Educator Frank Morris, Sr., was born in Cairo, Illinois on July 21, 1931. At age six, he moved to Boston, where his grandparents and his aunt and uncle raised him. An honor student in high school, Morris was awarded a scholarship to attend Colgate University. From there, he attended Syracuse University, earning his M.P.A. degree. Morris later went on to earn a Ph.D. in political science from MIT and he later completed the requirements for his master’s in international affairs from Georgetown University.
After graduating from Syracuse University in 1962, Morris joined the U.S. Department of Housing and Urban Development, working out of the Seattle office. He joined the U.S. State Department in 1966, and by 1969, he was the deputy regional coordinator for the Latin America Office of Program and Policy Coordination. In 1972, Morris moved to Chicago, where he became an associate professor of political science at Northwestern University. After working with the National Education Institute and the Community Services Administration, Morris joined the U.S. Foreign Aid Program to Jamaica, where he retired as deputy director in 1983. Returning from Jamaica, Morris became the executive director of the Congressional Black Caucus Foundation. In 1986, Morris was named the associate dean of the Graduate School of Public Affairs at the University of Maryland, College Park. In 1988, he left for Morgan State University, where he retired as the dean of graduate studies and research in 1996. After moving to Texas in 1997 to be closer to his grandchildren, Morris became a visiting professor in government and politics at the University of Texas, where he remained until he retired in 1999.
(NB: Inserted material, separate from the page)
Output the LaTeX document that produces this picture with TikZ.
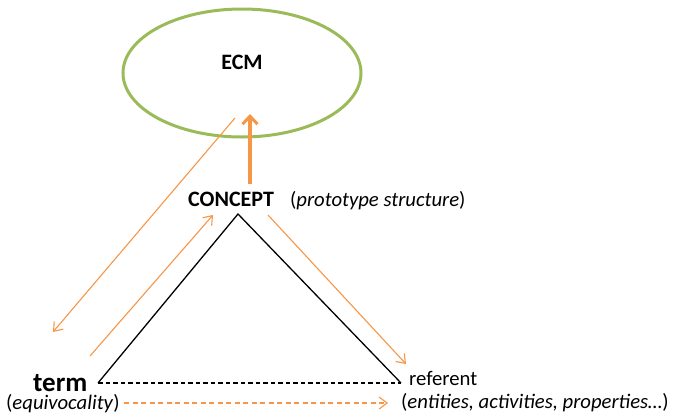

Throughout his distinguished career, Morris was highly influential in all the positions he held. While working with the State Department in Jamaica, he oversaw the growth of U.S. federal aid to the country to become one of the three highest per capita U.S. AID programs in the world. While serving as dean at Morgan State, he formed a partnership with the Hokkaido Foundation of Japan and instituted a program to teach Japanese. He has also served as a consultant to organizations in the U.S. on issues relating to Africa and Europe.
Morris has received numerous awards over the years, including having been named “Father of the Year,” by the Chicago Defender and recipient of the Superior Honor Award by the Department of State. He and his wife have four children.